§ **EXERCISE REQUIREMENTS**: Write out each line word for word. Drop pictures.

— begin —

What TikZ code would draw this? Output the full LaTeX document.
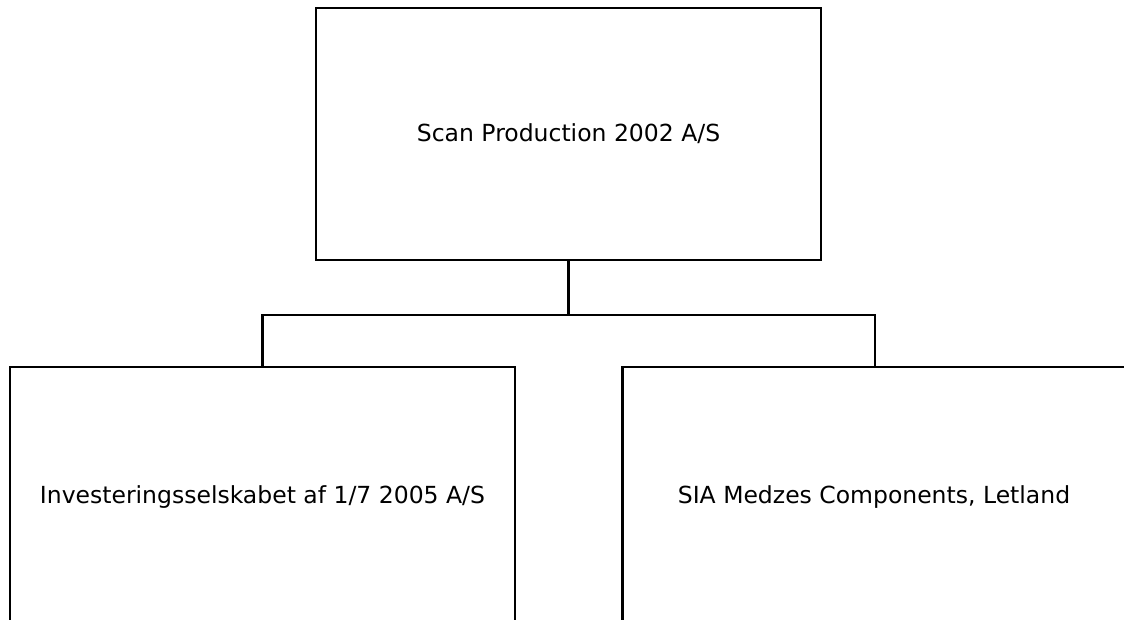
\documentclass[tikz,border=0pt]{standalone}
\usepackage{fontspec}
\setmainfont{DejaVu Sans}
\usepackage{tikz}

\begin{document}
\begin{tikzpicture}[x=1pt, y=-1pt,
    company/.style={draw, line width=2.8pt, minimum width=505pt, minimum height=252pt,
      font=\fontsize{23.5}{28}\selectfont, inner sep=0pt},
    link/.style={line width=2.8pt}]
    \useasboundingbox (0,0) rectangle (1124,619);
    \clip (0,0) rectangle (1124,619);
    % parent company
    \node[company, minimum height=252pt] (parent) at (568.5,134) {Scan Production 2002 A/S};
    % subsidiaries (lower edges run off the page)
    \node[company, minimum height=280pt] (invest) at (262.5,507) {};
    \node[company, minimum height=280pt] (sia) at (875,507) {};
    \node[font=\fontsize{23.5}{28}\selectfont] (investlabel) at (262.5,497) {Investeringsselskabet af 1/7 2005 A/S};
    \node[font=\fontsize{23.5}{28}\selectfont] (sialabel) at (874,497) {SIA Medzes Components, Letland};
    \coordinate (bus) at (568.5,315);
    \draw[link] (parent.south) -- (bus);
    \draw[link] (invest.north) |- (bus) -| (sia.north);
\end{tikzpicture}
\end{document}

— end —

§ **ANSWER TO THE EXERCISE**:
What TikZ code would draw this? Output the full LaTeX document.
\documentclass[tikz,border=0pt]{standalone}
\usepackage{fontspec}
\setmainfont{DejaVu Sans}
\usepackage{tikz}

\begin{document}
\begin{tikzpicture}[x=1pt, y=-1pt,
    company/.style={draw, line width=2.8pt, minimum width=505pt, minimum height=252pt,
      font=\fontsize{23.5}{28}\selectfont, inner sep=0pt},
    link/.style={line width=2.8pt}]
    \useasboundingbox (0,0) rectangle (1124,619);
    \clip (0,0) rectangle (1124,619);
    % parent company
    \node[company, minimum height=252pt] (parent) at (568.5,134) {Scan Production 2002 A/S};
    % subsidiaries (lower edges run off the page)
    \node[company, minimum height=280pt] (invest) at (262.5,507) {};
    \node[company, minimum height=280pt] (sia) at (875,507) {};
    \node[font=\fontsize{23.5}{28}\selectfont] (investlabel) at (262.5,497) {Investeringsselskabet af 1/7 2005 A/S};
    \node[font=\fontsize{23.5}{28}\selectfont] (sialabel) at (874,497) {SIA Medzes Components, Letland};
    \coordinate (bus) at (568.5,315);
    \draw[link] (parent.south) -- (bus);
    \draw[link] (invest.north) |- (bus) -| (sia.north);
\end{tikzpicture}
\end{document}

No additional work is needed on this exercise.